Dataset content:
□ □ □ □

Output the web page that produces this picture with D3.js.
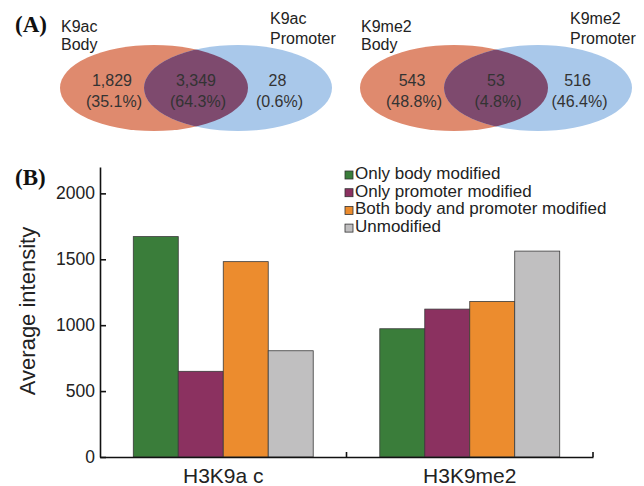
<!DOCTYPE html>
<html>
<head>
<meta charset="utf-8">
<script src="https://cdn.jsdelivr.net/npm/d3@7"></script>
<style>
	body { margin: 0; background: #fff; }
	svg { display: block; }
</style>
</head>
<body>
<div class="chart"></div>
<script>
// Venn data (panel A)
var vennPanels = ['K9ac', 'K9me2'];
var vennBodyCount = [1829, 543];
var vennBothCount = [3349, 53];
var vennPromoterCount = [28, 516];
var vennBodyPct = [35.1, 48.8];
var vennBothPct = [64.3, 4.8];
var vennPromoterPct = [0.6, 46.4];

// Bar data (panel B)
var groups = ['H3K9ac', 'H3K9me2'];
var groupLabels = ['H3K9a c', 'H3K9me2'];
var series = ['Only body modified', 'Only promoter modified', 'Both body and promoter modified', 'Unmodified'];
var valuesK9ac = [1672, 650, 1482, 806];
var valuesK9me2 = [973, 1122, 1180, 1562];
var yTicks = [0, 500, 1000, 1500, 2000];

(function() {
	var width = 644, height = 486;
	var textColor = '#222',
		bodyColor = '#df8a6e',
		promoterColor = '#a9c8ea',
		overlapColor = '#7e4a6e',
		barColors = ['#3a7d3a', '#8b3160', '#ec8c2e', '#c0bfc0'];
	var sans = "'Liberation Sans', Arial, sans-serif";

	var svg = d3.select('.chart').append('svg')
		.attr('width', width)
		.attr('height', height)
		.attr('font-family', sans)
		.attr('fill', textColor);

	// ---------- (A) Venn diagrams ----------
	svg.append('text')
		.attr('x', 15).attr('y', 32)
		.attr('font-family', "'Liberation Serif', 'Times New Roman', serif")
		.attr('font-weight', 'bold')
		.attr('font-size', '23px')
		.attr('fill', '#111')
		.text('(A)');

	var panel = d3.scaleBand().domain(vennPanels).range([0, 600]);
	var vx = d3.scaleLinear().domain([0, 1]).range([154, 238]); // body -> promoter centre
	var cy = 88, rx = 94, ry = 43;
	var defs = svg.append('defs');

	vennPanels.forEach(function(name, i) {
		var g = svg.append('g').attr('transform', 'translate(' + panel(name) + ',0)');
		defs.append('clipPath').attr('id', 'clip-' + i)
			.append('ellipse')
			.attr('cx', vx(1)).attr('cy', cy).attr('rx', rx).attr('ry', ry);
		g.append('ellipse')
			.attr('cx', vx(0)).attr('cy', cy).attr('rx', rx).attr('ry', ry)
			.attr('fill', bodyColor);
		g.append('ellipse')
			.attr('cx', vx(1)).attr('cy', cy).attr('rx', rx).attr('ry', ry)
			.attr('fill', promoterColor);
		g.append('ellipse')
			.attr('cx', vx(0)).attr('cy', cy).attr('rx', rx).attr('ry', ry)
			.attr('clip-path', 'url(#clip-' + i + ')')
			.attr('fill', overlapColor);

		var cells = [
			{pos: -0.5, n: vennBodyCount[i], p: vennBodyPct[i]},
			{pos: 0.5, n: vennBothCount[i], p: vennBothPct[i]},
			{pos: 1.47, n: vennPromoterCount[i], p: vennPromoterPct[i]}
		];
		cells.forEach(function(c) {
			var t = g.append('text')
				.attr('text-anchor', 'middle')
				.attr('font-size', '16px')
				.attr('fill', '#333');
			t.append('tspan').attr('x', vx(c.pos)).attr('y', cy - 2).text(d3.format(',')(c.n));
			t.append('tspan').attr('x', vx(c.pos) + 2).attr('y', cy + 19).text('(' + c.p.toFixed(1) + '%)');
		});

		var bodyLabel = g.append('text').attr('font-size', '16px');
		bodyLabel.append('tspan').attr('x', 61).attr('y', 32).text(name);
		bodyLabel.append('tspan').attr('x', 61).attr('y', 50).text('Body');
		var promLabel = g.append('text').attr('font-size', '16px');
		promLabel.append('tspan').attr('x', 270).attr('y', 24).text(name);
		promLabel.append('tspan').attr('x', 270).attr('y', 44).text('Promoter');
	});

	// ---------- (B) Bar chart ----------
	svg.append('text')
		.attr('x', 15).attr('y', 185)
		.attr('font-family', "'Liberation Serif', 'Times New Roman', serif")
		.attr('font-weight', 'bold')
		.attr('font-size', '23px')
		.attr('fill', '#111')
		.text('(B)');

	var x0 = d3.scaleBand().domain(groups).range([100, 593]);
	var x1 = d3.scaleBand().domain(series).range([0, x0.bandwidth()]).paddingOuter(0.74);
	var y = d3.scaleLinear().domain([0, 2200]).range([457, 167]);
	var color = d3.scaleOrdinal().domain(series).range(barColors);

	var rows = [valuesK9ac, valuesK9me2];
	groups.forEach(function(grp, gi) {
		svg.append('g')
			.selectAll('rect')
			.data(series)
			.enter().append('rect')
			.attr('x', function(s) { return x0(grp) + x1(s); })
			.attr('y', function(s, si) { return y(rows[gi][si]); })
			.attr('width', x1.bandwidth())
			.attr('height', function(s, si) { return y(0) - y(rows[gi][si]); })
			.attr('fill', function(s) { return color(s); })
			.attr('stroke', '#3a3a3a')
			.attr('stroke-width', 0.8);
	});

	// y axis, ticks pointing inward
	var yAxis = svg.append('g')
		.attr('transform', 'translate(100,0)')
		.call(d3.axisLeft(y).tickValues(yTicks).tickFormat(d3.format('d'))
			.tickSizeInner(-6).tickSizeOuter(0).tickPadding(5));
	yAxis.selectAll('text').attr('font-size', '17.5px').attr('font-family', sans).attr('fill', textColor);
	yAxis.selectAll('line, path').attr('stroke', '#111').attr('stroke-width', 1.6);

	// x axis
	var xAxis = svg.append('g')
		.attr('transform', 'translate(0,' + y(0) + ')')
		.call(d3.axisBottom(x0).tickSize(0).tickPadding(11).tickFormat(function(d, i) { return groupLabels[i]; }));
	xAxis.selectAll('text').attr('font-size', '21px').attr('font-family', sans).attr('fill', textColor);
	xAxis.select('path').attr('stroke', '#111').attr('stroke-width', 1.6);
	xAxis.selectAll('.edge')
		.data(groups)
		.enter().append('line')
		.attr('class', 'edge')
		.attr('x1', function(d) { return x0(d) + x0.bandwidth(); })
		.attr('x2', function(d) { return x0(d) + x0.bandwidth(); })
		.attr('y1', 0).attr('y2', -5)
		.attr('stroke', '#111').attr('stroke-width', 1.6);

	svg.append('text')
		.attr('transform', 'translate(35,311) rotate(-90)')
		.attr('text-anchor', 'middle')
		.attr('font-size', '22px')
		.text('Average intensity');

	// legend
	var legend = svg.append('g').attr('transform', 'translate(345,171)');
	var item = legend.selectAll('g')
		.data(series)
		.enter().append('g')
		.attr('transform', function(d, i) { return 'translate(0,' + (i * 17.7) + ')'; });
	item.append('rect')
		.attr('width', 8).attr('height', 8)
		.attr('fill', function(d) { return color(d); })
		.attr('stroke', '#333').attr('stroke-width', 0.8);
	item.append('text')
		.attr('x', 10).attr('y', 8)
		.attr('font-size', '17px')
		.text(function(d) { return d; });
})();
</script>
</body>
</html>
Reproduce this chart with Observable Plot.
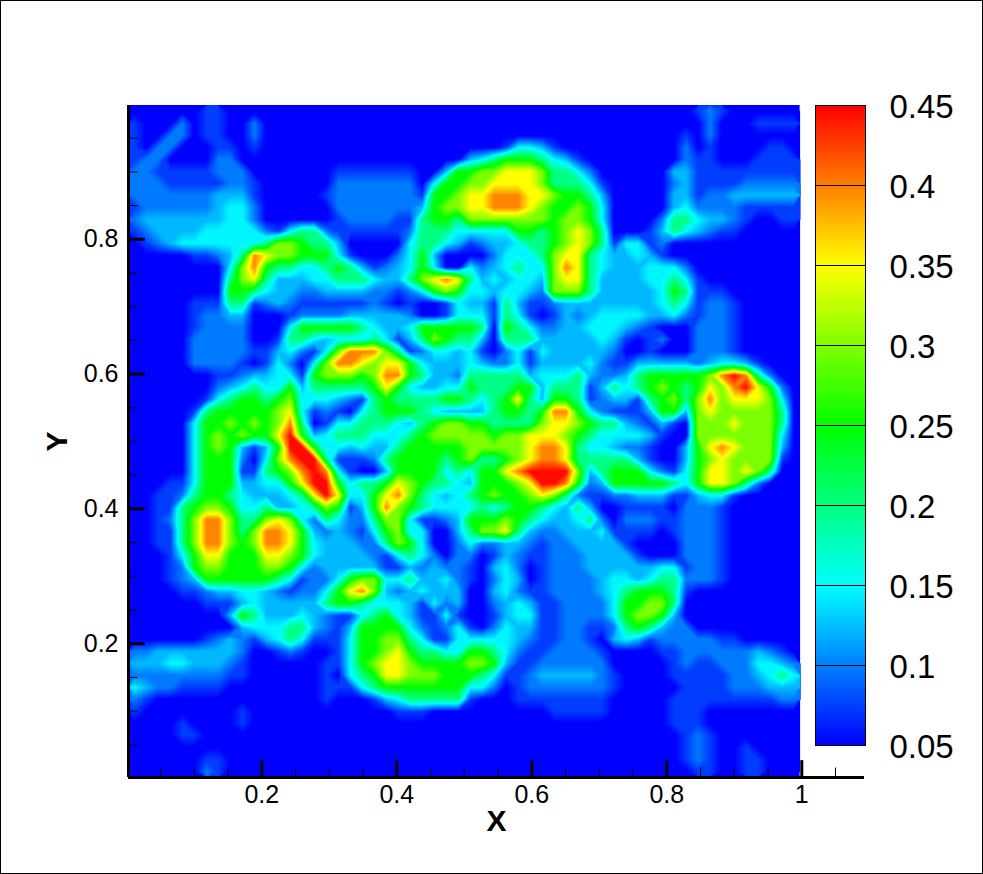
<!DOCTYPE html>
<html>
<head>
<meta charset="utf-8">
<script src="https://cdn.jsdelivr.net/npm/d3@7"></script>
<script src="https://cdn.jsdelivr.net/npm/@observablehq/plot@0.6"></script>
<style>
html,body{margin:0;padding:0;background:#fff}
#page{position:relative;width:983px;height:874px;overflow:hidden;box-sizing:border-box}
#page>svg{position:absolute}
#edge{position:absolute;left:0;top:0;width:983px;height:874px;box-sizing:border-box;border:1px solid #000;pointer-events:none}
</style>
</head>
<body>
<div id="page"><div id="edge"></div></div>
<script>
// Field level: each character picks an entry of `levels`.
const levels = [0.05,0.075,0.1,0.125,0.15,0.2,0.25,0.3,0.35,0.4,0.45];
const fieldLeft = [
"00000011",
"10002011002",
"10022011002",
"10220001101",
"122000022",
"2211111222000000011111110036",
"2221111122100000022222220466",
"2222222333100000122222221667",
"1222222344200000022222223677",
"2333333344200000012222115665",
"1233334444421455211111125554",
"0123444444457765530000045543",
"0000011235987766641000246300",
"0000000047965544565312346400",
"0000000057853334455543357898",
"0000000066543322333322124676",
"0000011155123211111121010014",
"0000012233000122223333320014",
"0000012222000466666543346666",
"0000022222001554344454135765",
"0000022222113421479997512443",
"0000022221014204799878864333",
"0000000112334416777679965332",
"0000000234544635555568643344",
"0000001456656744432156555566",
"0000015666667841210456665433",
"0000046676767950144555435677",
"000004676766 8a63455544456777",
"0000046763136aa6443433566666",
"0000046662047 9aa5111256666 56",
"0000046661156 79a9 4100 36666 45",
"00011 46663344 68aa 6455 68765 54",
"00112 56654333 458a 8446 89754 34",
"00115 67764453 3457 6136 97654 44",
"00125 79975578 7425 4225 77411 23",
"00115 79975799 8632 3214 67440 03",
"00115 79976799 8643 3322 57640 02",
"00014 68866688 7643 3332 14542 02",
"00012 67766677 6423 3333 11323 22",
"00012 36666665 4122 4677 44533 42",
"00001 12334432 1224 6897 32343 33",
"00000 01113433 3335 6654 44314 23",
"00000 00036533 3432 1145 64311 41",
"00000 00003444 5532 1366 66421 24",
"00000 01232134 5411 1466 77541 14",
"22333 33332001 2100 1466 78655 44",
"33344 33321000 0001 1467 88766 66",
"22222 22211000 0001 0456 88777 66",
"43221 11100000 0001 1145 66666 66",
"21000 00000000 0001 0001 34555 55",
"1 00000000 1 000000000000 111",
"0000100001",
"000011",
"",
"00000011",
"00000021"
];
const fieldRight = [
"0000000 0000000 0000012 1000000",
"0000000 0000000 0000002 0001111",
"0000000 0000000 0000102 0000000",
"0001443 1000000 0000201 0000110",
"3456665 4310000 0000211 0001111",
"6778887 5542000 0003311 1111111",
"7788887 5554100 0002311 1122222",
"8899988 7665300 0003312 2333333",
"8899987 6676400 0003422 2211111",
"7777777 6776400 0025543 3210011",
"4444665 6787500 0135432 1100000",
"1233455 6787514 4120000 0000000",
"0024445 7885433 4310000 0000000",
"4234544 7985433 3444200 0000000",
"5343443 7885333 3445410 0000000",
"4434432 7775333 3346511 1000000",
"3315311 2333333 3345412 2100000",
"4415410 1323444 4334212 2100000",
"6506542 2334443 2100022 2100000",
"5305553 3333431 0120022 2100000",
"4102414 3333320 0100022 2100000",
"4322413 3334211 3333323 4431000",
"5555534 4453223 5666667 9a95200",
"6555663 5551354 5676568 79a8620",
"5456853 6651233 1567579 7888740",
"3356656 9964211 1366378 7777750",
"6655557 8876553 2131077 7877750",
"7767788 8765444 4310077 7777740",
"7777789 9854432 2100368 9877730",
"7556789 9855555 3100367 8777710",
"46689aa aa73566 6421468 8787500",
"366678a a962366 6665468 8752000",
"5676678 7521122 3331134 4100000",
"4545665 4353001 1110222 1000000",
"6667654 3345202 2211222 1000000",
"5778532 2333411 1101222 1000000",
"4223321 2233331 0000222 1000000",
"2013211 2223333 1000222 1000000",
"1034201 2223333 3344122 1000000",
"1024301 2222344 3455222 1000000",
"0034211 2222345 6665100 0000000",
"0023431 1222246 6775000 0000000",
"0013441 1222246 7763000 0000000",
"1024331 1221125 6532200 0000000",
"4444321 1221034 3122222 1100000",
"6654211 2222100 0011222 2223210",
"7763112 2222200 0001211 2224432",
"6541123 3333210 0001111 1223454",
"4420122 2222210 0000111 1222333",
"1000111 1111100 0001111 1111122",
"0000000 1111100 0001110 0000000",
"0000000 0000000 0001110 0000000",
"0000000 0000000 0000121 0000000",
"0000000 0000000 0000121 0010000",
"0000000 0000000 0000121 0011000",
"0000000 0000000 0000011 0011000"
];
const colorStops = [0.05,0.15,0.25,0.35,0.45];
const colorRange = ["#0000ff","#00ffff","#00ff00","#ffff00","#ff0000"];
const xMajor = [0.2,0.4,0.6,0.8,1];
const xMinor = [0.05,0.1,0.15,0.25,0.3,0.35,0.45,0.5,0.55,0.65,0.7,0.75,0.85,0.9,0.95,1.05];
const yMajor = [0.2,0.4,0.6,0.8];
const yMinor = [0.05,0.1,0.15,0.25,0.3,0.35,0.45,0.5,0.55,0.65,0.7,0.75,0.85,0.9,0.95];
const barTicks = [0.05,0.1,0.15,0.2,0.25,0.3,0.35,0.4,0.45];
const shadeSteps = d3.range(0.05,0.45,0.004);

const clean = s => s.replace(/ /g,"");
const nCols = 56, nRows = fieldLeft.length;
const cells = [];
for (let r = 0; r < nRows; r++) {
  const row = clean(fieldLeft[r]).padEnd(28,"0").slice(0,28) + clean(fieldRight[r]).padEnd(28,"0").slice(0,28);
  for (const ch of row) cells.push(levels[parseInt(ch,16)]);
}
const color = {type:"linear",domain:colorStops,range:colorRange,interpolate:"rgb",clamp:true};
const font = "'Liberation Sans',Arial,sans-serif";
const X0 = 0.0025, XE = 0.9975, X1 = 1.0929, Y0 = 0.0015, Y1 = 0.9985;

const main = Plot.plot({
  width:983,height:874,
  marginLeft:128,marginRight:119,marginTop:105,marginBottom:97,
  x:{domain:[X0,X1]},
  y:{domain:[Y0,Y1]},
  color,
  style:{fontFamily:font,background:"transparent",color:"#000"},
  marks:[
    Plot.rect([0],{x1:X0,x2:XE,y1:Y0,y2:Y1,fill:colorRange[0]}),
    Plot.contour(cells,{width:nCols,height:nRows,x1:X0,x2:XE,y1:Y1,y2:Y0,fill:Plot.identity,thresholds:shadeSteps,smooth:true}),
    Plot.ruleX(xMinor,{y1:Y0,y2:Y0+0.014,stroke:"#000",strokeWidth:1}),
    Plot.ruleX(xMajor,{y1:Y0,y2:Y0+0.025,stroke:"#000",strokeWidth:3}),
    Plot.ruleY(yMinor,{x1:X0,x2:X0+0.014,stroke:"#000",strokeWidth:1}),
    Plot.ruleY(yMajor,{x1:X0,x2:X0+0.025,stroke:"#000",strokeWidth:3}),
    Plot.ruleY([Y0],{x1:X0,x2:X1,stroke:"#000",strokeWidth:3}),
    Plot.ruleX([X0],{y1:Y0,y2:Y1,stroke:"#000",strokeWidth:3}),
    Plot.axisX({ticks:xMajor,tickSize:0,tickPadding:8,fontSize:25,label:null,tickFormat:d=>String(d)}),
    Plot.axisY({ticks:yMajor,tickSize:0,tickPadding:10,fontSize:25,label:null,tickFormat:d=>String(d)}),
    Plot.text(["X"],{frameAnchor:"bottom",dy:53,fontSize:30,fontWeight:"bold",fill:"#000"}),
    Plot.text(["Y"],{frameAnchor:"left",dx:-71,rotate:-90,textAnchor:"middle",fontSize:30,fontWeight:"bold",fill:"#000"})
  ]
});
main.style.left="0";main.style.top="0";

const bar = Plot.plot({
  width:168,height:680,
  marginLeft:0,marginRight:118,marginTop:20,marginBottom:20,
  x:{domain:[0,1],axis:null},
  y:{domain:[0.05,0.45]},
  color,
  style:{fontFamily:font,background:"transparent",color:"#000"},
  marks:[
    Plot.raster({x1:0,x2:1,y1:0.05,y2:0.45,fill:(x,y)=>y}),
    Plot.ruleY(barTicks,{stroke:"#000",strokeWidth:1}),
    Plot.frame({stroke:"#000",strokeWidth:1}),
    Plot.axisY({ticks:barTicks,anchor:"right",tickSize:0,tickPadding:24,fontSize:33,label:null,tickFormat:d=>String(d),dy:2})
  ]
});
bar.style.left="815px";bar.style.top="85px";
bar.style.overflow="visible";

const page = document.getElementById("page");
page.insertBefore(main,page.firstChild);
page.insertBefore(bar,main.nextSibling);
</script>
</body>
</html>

□ □ □ □

Exercise instructions: Please give again the entries word for word, starting at the first line and ending with the line that contains "var vennPromoterPct = [0.6, 46.4];"; include both of those lines but none of the pictures.

Full answer:
Output the web page that produces this picture with D3.js.
<!DOCTYPE html>
<html>
<head>
<meta charset="utf-8">
<script src="https://cdn.jsdelivr.net/npm/d3@7"></script>
<style>
	body { margin: 0; background: #fff; }
	svg { display: block; }
</style>
</head>
<body>
<div class="chart"></div>
<script>
// Venn data (panel A)
var vennPanels = ['K9ac', 'K9me2'];
var vennBodyCount = [1829, 543];
var vennBothCount = [3349, 53];
var vennPromoterCount = [28, 516];
var vennBodyPct = [35.1, 48.8];
var vennBothPct = [64.3, 4.8];
var vennPromoterPct = [0.6, 46.4];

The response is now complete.